Muth attended gymnasium in Worms from 1877 to 1881. Desiring to become a missionary, he attended the school of the Steyler Missionaries from 1882 to 1884 and the missionary school in Algiers of the White Fathers from 1884 to 1885. He did military service in Mainz in 1890 and 1891, then studied for a year at the University of Berlin, taking classes in philosophy, history, and literature. He studied history and art in Paris (1892-1893) and Rome (1893), began writing for the Mainzer Journal, and befriended Georges Goyau. In 1894 he became editor at the newspaper Der Elsässer in Strasbourg, and he married Anna Thaler from Fulda in the same year. From 1895 to 1902 he worked as editor at the Catholic monthly family magazine Alte und Neue Welt.
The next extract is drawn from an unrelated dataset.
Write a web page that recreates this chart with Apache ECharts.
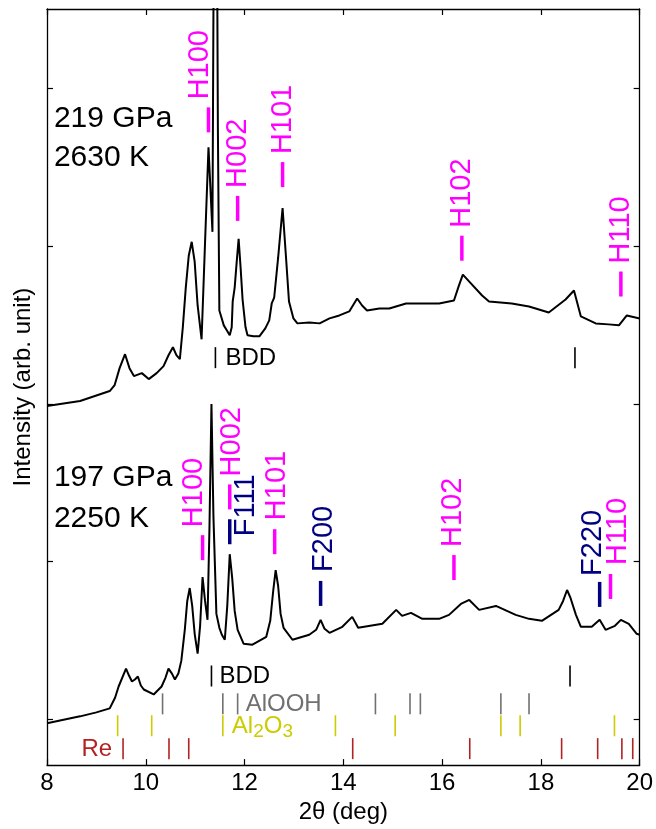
<!DOCTYPE html>
<html>
<head>
<meta charset="utf-8">
<script src="https://cdn.jsdelivr.net/npm/echarts@6.0.0/dist/echarts.min.js"></script>
<style>
  html, body { margin: 0; padding: 0; background: #fff; }
  #main { width: 656px; height: 829px; }
</style>
</head>
<body>
<div id="main"></div>
<script>
// 2theta (deg) / intensity (arb. unit)
var topTheta = [
  8.00, 8.67, 9.27, 9.37, 9.47, 9.58, 9.67, 9.76, 9.92, 10.06,
  10.22, 10.36, 10.46, 10.55, 10.62, 10.69, 10.75, 10.81, 10.87, 10.93,
  10.99, 11.05, 11.13, 11.20, 11.27, 11.35, 11.41, 11.46, 11.49, 11.58,
  11.64, 11.70, 11.74, 11.76, 11.80, 11.84, 11.88, 11.92, 11.96, 12.02,
  12.06, 12.18, 12.30, 12.42, 12.50, 12.55, 12.60, 12.68, 12.77, 12.84,
  12.90, 12.99, 13.07, 13.31, 13.52, 13.72, 13.92, 14.12, 14.28, 14.38,
  14.48, 14.73, 14.93, 15.27, 15.60, 15.94, 16.24, 16.34, 16.42, 16.55,
  16.81, 16.95, 17.41, 17.76, 18.16, 18.50, 18.67, 18.81, 19.11, 19.37,
  19.58, 19.74, 20.00
];
var topIntensity = [
  361, 366, 376, 382, 399, 413, 399, 391, 394, 388,
  394, 401, 412, 420, 412, 408, 440, 480, 512, 526,
  506, 462, 428, 525, 621, 536, 1200, 640, 457, 442,
  437, 432, 440, 466, 480, 505, 529, 500, 468, 440,
  432, 431, 431, 439, 447, 464, 470, 510, 560, 510,
  466, 449, 444, 445, 444, 449, 452, 456, 469, 462,
  457, 459, 459, 464, 464, 464, 467, 482, 493, 486,
  472, 466, 464, 461, 455, 468, 477, 451, 444, 443,
  442, 452, 449
];

var bottomTheta = [
  8.00, 8.67, 9.00, 9.27, 9.38, 9.45, 9.60, 9.66, 9.72, 9.78,
  9.84, 9.90, 9.96, 10.16, 10.32, 10.40, 10.46, 10.53, 10.59, 10.66,
  10.72, 10.79, 10.84, 10.89, 10.94, 10.99, 11.05, 11.10, 11.15, 11.20,
  11.25, 11.29, 11.33, 11.37, 11.43, 11.49, 11.54, 11.60, 11.65, 11.70,
  11.75, 11.80, 11.86, 11.98, 12.16, 12.44, 12.52, 12.58, 12.63, 12.68,
  12.73, 12.79, 12.97, 13.31, 13.45, 13.54, 13.62, 13.72, 13.98, 14.18,
  14.30, 14.79, 15.07, 15.19, 15.37, 15.60, 15.94, 16.14, 16.38, 16.55,
  16.75, 17.09, 17.49, 17.76, 18.02, 18.36, 18.45, 18.53, 18.60, 18.71,
  18.81, 19.03, 19.19, 19.31, 19.50, 19.62, 19.78, 19.94, 20.00
];
var bottomIntensity = [
  42, 49, 53, 57, 68, 79, 97, 90, 84, 86,
  89, 80, 76, 71, 79, 88, 97, 92, 86, 92,
  105, 136, 165, 178, 160, 132, 112, 140, 189, 165,
  146, 240, 363, 250, 152, 138, 131, 126, 160, 212,
  188, 155, 136, 122, 121, 129, 145, 175, 196, 180,
  152, 138, 126, 131, 136, 146, 137, 133, 139, 149,
  138, 142, 156, 150, 153, 147, 147, 151, 162, 166,
  156, 160, 151, 147, 145, 156, 165, 176, 168, 151,
  139, 139, 146, 136, 140, 146, 142, 132, 131
];

// peak markers: name, 2theta, intensity level where the marker starts
var topPeakNames = ['H100', 'H002', 'H101', 'H102', 'H110'];
var topPeakTheta = [11.27, 11.86, 12.77, 16.40, 19.62];
var topPeakLevel = [636, 547, 581, 507, 471];

var bottomPeakNames = ['H100', 'H002', 'F111', 'H101', 'F200', 'H102', 'F220', 'H110'];
var bottomPeakTheta = [11.15, 11.70, 11.70, 12.61, 13.54, 16.24, 19.19, 19.41];
var bottomPeakLevel = [206, 257, 222, 212, 160, 186, 159, 167];

// reference phase lines
var bddTopTheta = [11.41, 18.69];
var bddBottomTheta = [11.33, 18.59];
var aloohTheta = [10.34, 11.56, 11.86, 14.65, 15.35, 15.56, 17.19, 17.76];
var al2o3Theta = [9.43, 10.12, 11.56, 13.84, 15.05, 17.19, 17.58, 19.49];
var reTheta = [9.54, 10.47, 10.87, 14.19, 16.56, 18.42, 19.15, 19.64, 19.86];

var conditionText = ['219 GPa', '2630 K', '197 GPa', '2250 K'];
var yTicks = [46, 205, 363, 522, 680];

var FONT = '"Liberation Sans", Arial, Helvetica, sans-serif';
var MAGENTA = '#ff00ff';
var NAVY = '#000080';

// small nudges (px) for the rotated peak labels: [dx, dy from marker bottom]
var topNudge = { H100: [-8, -33] };
var bottomNudge = {
  H100: [-9, -33], H002: [2, -33], F111: [16, -8], H101: [2, -34],
  F200: [3, -34], H102: [-1, -33], F220: [-7, -31], H110: [7, -34]
};

function zip(a, b) {
  return a.map(function (v, i) { return [v, b[i]]; });
}

function peakRenderer(names, nudge) {
  return function (params, api) {
    var name = names[params.dataIndex];
    var p = api.coord([api.value(0), api.value(1)]);
    var color = name.charAt(0) === 'H' ? MAGENTA : NAVY;
    var n = nudge[name] || [0, -33];
    return {
      type: 'group',
      children: [
        {
          type: 'line',
          shape: { x1: p[0], y1: p[1], x2: p[0], y2: p[1] - 25 },
          style: { stroke: color, lineWidth: 3.5 }
        },
        {
          type: 'text',
          x: p[0] + n[0],
          y: p[1] + n[1],
          rotation: Math.PI / 2,
          style: {
            text: name, fill: color, fontSize: 29, fontFamily: FONT,
            align: 'left', verticalAlign: 'middle'
          }
        }
      ]
    };
  };
}

function phaseRenderer(cfg) {
  return function (params, api) {
    var p = api.coord([api.value(0), api.value(1)]);
    var kids = [{
      type: 'line',
      shape: { x1: p[0], y1: p[1], x2: p[0], y2: p[1] - 21 },
      style: { stroke: cfg.color, lineWidth: 1.6 }
    }];
    if (cfg.label && params.dataIndex === cfg.labelAt) {
      kids.push({
        type: 'text',
        x: p[0] + cfg.dx,
        y: p[1] - 10,
        style: {
          text: cfg.label, fill: cfg.color, fontSize: 24, fontFamily: FONT,
          lineHeight: 30,
          align: cfg.dx > 0 ? 'left' : 'right', verticalAlign: 'middle',
          rich: {
            s: { fontSize: 19, lineHeight: 19, verticalAlign: 'bottom', fill: cfg.color, fontFamily: FONT }
          }
        }
      });
    }
    return { type: 'group', children: kids };
  };
}

function phaseSeries(theta, level, cfg) {
  return {
    type: 'custom',
    renderItem: phaseRenderer(cfg),
    data: theta.map(function (t) { return [t, level]; }),
    silent: true
  };
}

var myChart = echarts.init(document.getElementById('main'));

var axisLine = { show: true, onZero: false, lineStyle: { color: '#000', width: 1.3 } };
var tick = { show: true, inside: true, length: 6, lineStyle: { color: '#000', width: 1.2 } };

myChart.setOption({
  animation: false,
  backgroundColor: '#ffffff',
  grid: { left: 47, right: 15, top: 9, bottom: 60 },
  xAxis: [
    {
      type: 'value', min: 8, max: 20, interval: 2,
      name: '2θ (deg)', nameLocation: 'middle', nameGap: 33,
      nameTextStyle: { fontSize: 24, color: '#000', fontFamily: FONT },
      axisLine: axisLine, axisTick: tick,
      axisLabel: { fontSize: 24, color: '#000', fontFamily: FONT, margin: 6 },
      splitLine: { show: false }
    },
    {
      type: 'value', position: 'top', min: 8, max: 20, interval: 2,
      axisLine: axisLine, axisTick: tick,
      axisLabel: { show: false }, splitLine: { show: false }
    }
  ],
  yAxis: [
    {
      type: 'value', min: 0, max: 760,
      name: 'Intensity (arb. unit)', nameLocation: 'middle', nameGap: 12,
      nameTextStyle: { fontSize: 24, color: '#000', fontFamily: FONT },
      axisLine: axisLine,
      axisTick: Object.assign({ customValues: yTicks }, tick),
      axisLabel: { show: false, customValues: yTicks },
      splitLine: { show: false }
    },
    {
      type: 'value', position: 'right', min: 0, max: 760,
      axisLine: axisLine,
      axisTick: Object.assign({ customValues: yTicks }, tick),
      axisLabel: { show: false, customValues: yTicks },
      splitLine: { show: false }
    }
  ],
  series: [
    {
      name: '219 GPa, 2630 K', type: 'line', data: zip(topTheta, topIntensity),
      showSymbol: false, clip: true,
      lineStyle: { color: '#000', width: 2 }
    },
    {
      name: '197 GPa, 2250 K', type: 'line', data: zip(bottomTheta, bottomIntensity),
      showSymbol: false, clip: true,
      lineStyle: { color: '#000', width: 2 }
    },
    {
      type: 'custom', silent: true,
      renderItem: peakRenderer(topPeakNames, topNudge),
      data: zip(topPeakTheta, topPeakLevel)
    },
    {
      type: 'custom', silent: true,
      renderItem: peakRenderer(bottomPeakNames, bottomNudge),
      data: zip(bottomPeakTheta, bottomPeakLevel)
    },
    phaseSeries(bddTopTheta, 399, { color: '#000', label: 'BDD', labelAt: 0, dx: 10 }),
    phaseSeries(bddBottomTheta, 79, { color: '#000', label: 'BDD', labelAt: 0, dx: 8 }),
    phaseSeries(aloohTheta, 51, { color: '#707070', label: 'AlOOH', labelAt: 2, dx: 8 }),
    phaseSeries(al2o3Theta, 29, { color: '#cccc00', label: 'Al{s|2}O{s|3}', labelAt: 2, dx: 9 }),
    phaseSeries(reTheta, 6, { color: '#b22222', label: 'Re', labelAt: 0, dx: -11 }),
    {
      type: 'custom', silent: true,
      data: [[8.14, 650], [8.14, 610], [8.14, 289], [8.14, 248]],
      renderItem: function (params, api) {
        var p = api.coord([api.value(0), api.value(1)]);
        return {
          type: 'text', x: p[0], y: p[1],
          style: {
            text: conditionText[params.dataIndex], fill: '#000', fontSize: 30,
            fontFamily: FONT, align: 'left', verticalAlign: 'middle'
          }
        };
      }
    }
  ]
});
</script>
</body>
</html>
Prompted by a public debate over the "inferiority of German Catholics," Muth began publishing on Catholic literature; furthermore, he began to call for an end to the confessionalism that remained from the Kulturkampf, with its attendant narrow-minded morality, apathy, and prudery. Under the influence of Martin Deutinger, he emphasized the interaction between religion and art and maintained that a decrease in religious awareness also entailed a decrease in art's creativity. Muth's main accomplishment was founding and then editing Hochland, a magazine with a "supraconfessional" group of contributors, writing on sciences, poetry, arts, and music. The magazine soon attained a leading status in Catholic spiritual life. During World War I he defended German culture, and after the war Hochland attacked the primitivism and nihilism of Nazism; throughout the 1930s the magazine spoke out, partly covertly, against the perversion of (Christianity-derived) justice and the destruction of societal order.